### Given task:
Your task is to reproduce, verbatim and without pictures, the lines from the opening of the listing through the line containing "line width=0.9pt, minimum".

= = =

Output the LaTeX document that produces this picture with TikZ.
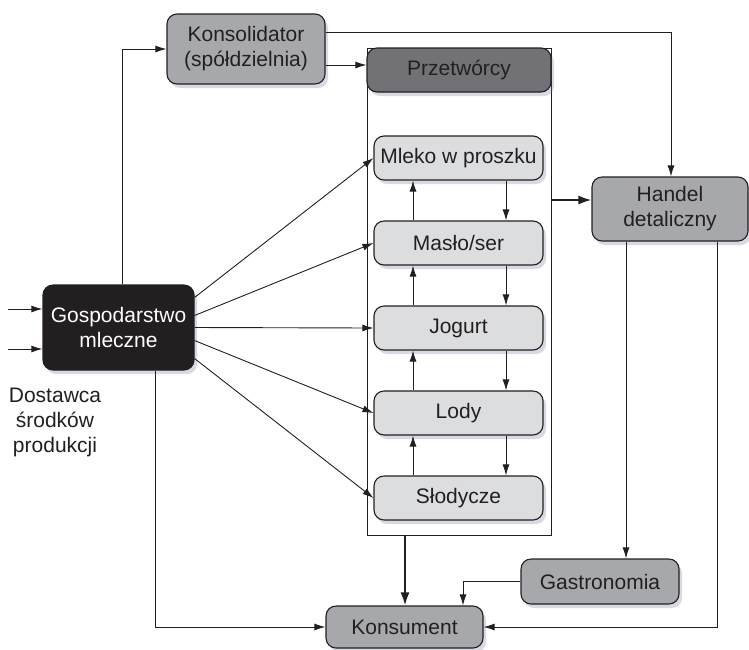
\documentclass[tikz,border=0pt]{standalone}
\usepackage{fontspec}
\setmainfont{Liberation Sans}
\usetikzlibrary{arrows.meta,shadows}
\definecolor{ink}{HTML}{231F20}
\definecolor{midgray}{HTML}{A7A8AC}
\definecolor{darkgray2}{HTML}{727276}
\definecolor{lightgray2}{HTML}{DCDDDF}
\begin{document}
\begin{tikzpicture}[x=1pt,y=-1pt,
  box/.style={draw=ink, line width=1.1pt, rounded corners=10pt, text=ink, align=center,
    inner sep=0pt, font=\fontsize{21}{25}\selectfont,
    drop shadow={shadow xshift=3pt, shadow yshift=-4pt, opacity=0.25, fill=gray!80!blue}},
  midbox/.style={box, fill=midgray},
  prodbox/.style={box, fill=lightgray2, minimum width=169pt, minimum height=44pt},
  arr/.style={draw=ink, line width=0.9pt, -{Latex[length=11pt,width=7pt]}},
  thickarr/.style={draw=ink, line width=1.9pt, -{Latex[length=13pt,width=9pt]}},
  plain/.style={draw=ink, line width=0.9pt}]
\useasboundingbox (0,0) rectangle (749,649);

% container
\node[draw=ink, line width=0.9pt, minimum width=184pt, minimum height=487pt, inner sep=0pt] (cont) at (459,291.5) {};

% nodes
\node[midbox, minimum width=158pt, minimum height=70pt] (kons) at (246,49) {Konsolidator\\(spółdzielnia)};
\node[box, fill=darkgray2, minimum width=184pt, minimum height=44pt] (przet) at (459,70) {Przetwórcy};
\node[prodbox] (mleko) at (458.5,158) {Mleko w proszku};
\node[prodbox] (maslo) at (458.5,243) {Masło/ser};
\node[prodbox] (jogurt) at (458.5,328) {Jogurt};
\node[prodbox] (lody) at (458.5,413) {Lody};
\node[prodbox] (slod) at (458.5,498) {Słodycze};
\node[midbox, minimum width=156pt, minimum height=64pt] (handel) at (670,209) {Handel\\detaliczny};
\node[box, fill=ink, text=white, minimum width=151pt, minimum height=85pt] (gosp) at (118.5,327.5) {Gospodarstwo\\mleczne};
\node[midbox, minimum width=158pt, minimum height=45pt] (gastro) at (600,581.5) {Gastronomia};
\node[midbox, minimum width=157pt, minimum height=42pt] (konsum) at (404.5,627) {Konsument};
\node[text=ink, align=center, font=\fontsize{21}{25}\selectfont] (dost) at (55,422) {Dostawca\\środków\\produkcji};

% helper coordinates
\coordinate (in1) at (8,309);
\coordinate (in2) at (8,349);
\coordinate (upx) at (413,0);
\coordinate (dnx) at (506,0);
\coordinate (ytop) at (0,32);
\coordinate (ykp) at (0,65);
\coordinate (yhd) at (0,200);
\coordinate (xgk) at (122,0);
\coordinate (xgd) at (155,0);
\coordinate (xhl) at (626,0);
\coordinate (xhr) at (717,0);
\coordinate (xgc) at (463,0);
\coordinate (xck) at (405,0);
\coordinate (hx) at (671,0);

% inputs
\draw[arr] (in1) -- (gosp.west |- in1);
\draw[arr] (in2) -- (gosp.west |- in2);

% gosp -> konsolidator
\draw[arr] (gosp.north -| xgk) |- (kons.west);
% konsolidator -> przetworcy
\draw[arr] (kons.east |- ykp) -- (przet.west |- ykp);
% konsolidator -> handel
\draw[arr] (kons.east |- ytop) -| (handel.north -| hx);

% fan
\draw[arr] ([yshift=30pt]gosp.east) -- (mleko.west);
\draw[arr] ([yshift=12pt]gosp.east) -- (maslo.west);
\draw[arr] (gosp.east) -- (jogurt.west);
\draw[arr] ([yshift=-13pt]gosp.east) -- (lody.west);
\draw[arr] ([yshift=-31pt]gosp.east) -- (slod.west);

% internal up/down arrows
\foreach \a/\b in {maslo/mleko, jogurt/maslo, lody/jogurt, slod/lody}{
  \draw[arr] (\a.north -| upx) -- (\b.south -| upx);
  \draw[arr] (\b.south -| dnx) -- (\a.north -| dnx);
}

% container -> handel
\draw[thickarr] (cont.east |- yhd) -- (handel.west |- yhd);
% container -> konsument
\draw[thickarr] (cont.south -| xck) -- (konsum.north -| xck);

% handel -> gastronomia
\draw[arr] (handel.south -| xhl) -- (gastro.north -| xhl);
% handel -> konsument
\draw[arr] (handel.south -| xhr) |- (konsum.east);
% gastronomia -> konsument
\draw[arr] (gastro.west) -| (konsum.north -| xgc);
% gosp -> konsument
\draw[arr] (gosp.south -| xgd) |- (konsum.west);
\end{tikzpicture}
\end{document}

= = =

### Full solution:
Output the LaTeX document that produces this picture with TikZ.
\documentclass[tikz,border=0pt]{standalone}
\usepackage{fontspec}
\setmainfont{Liberation Sans}
\usetikzlibrary{arrows.meta,shadows}
\definecolor{ink}{HTML}{231F20}
\definecolor{midgray}{HTML}{A7A8AC}
\definecolor{darkgray2}{HTML}{727276}
\definecolor{lightgray2}{HTML}{DCDDDF}
\begin{document}
\begin{tikzpicture}[x=1pt,y=-1pt,
  box/.style={draw=ink, line width=1.1pt, rounded corners=10pt, text=ink, align=center,
    inner sep=0pt, font=\fontsize{21}{25}\selectfont,
    drop shadow={shadow xshift=3pt, shadow yshift=-4pt, opacity=0.25, fill=gray!80!blue}},
  midbox/.style={box, fill=midgray},
  prodbox/.style={box, fill=lightgray2, minimum width=169pt, minimum height=44pt},
  arr/.style={draw=ink, line width=0.9pt, -{Latex[length=11pt,width=7pt]}},
  thickarr/.style={draw=ink, line width=1.9pt, -{Latex[length=13pt,width=9pt]}},
  plain/.style={draw=ink, line width=0.9pt}]
\useasboundingbox (0,0) rectangle (749,649);

% container
\node[draw=ink, line width=0.9pt, minimum width=184pt, minimum height=487pt, inner sep=0pt] (cont) at (459,291.5) {};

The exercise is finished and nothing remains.